▸ Provided entries:

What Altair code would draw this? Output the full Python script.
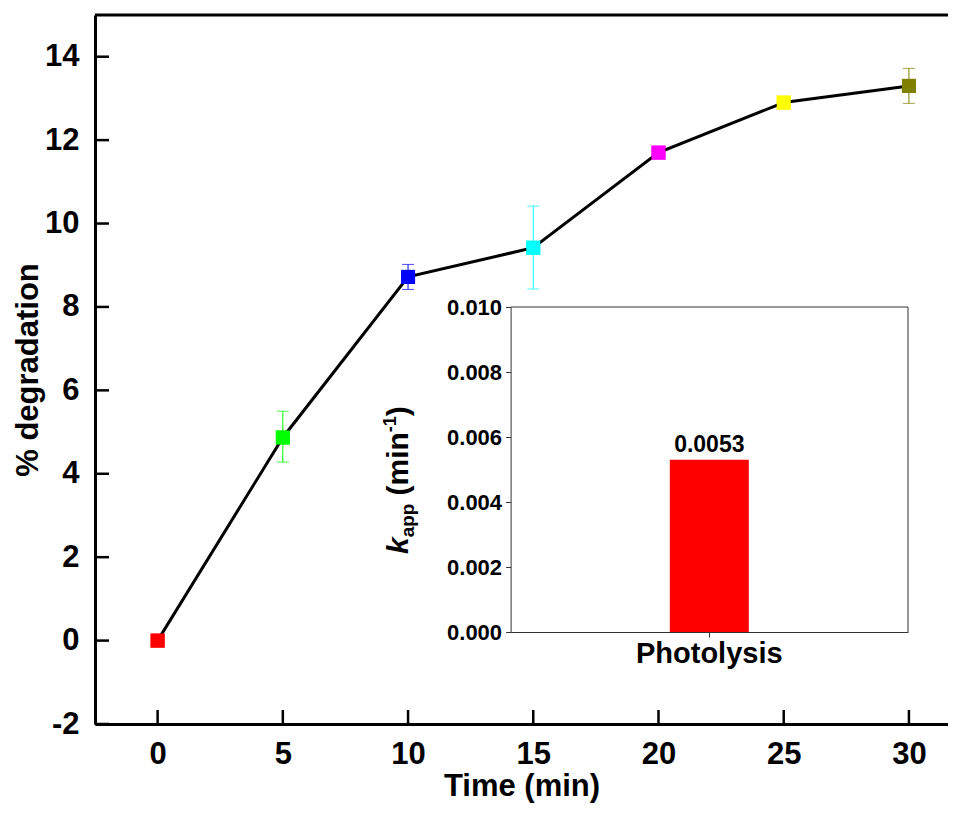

* * *

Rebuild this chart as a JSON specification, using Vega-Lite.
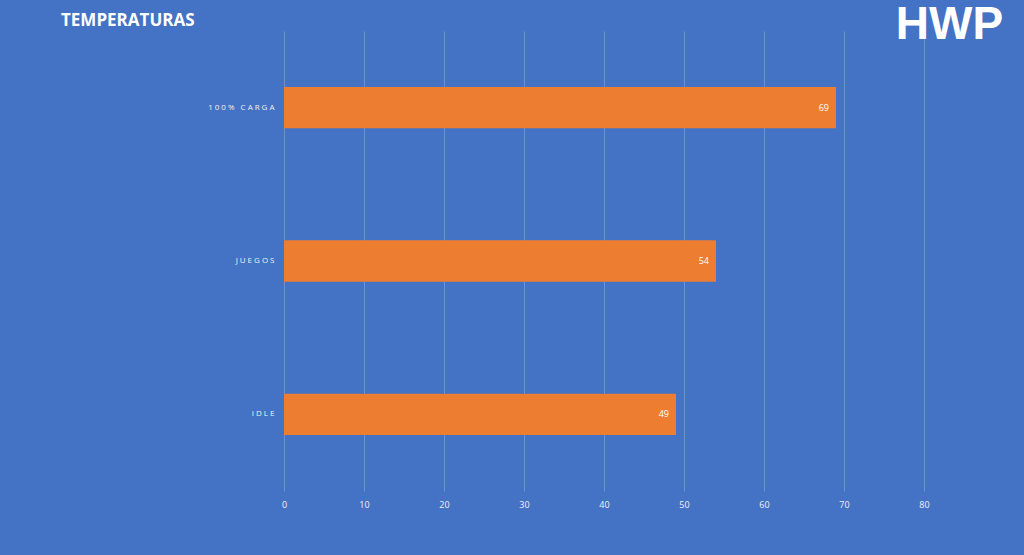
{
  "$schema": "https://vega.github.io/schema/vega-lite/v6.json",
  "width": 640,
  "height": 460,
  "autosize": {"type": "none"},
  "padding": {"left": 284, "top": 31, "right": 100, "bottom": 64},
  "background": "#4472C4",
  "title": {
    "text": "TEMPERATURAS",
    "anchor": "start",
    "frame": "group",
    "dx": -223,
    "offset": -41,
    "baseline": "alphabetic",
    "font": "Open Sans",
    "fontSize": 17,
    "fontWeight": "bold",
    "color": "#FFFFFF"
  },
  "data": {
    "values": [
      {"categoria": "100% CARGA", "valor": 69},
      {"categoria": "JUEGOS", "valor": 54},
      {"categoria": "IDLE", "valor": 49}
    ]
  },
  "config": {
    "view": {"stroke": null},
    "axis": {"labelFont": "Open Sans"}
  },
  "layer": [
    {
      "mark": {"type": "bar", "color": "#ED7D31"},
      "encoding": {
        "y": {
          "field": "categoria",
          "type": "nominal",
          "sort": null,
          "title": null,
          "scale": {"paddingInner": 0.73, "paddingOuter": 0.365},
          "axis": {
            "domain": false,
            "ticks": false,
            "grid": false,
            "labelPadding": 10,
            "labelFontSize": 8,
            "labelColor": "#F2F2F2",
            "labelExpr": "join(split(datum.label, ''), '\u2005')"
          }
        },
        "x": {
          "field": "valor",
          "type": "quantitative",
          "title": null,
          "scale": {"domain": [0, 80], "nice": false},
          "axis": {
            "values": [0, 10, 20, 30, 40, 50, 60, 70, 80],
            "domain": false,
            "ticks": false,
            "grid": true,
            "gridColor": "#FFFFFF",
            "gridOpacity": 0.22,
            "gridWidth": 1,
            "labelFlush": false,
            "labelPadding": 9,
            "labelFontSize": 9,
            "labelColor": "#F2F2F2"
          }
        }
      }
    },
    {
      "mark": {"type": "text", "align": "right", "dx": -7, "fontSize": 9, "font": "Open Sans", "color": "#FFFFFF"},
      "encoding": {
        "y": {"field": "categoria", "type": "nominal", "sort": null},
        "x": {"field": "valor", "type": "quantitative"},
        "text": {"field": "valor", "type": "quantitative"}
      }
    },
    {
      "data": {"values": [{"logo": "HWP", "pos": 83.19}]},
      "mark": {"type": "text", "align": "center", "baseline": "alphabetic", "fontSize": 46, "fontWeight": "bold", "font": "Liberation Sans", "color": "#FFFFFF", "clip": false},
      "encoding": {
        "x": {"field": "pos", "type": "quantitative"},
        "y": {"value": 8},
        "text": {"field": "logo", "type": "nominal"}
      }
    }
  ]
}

...

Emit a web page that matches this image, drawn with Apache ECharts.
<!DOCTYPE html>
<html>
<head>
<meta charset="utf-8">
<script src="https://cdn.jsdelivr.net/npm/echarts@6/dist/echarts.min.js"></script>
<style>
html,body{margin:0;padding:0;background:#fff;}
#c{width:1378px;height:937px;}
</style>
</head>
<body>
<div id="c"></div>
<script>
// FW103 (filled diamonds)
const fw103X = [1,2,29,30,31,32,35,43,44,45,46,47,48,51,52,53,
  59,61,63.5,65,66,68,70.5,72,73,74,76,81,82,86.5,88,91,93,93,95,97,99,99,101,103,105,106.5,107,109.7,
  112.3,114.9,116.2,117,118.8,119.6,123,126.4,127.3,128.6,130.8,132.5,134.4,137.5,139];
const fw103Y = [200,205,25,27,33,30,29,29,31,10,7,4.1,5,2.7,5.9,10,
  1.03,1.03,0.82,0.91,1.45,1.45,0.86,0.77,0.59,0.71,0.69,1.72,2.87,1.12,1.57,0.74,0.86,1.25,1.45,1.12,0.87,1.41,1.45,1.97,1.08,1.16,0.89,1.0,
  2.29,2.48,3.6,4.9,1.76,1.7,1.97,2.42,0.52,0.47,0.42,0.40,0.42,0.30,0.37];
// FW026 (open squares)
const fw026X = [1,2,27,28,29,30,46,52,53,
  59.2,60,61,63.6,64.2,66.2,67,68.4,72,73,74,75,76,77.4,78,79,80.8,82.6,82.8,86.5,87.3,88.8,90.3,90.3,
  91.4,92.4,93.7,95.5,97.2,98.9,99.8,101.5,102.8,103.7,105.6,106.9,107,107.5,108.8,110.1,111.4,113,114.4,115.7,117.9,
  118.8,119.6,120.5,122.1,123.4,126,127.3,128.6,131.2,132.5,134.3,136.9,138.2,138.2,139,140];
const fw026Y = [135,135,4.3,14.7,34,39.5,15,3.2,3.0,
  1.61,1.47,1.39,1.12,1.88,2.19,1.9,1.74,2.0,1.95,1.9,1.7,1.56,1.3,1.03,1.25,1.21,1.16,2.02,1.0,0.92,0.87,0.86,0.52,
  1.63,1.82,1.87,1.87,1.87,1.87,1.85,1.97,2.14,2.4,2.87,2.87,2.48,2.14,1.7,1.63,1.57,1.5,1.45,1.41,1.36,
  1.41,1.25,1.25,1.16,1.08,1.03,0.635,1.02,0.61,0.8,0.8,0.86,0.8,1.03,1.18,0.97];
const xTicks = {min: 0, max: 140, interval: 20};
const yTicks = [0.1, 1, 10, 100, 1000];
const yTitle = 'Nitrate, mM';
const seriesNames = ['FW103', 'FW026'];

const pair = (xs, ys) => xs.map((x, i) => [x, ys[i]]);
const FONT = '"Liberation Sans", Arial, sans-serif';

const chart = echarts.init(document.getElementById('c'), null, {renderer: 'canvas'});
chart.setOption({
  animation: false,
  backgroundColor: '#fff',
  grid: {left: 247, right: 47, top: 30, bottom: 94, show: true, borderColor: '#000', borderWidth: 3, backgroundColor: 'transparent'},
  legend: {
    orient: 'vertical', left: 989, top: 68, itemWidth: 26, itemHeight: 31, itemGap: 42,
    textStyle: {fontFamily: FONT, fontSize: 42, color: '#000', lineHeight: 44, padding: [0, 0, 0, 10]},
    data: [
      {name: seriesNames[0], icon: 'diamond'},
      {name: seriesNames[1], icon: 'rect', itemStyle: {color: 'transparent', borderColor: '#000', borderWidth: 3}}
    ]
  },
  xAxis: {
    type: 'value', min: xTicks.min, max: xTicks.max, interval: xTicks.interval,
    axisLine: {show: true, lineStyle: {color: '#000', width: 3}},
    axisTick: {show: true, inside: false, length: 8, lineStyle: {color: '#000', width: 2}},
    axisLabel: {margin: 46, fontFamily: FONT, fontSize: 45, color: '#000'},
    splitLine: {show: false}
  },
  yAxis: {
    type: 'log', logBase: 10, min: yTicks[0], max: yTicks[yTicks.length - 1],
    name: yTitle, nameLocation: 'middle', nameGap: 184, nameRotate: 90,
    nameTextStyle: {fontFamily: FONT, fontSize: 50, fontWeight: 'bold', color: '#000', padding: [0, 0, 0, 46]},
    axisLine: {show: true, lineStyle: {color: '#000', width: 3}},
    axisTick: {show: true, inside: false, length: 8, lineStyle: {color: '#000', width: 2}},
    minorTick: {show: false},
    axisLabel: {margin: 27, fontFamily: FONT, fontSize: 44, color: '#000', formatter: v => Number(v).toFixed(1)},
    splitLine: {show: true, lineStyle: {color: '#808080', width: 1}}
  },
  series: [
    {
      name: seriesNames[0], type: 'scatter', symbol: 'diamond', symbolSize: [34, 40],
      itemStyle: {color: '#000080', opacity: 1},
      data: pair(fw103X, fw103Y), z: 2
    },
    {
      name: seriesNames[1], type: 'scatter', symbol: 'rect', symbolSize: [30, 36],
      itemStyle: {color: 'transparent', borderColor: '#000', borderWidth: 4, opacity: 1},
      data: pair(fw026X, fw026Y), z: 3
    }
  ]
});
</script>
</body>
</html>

▸ Objective:
Every line that holds the string "this" should be returned.

▸ Answer in full:
What Altair code would draw this? Output the full Python script.
Rebuild this chart as a JSON specification, using Vega-Lite.
Emit a web page that matches this image, drawn with Apache ECharts.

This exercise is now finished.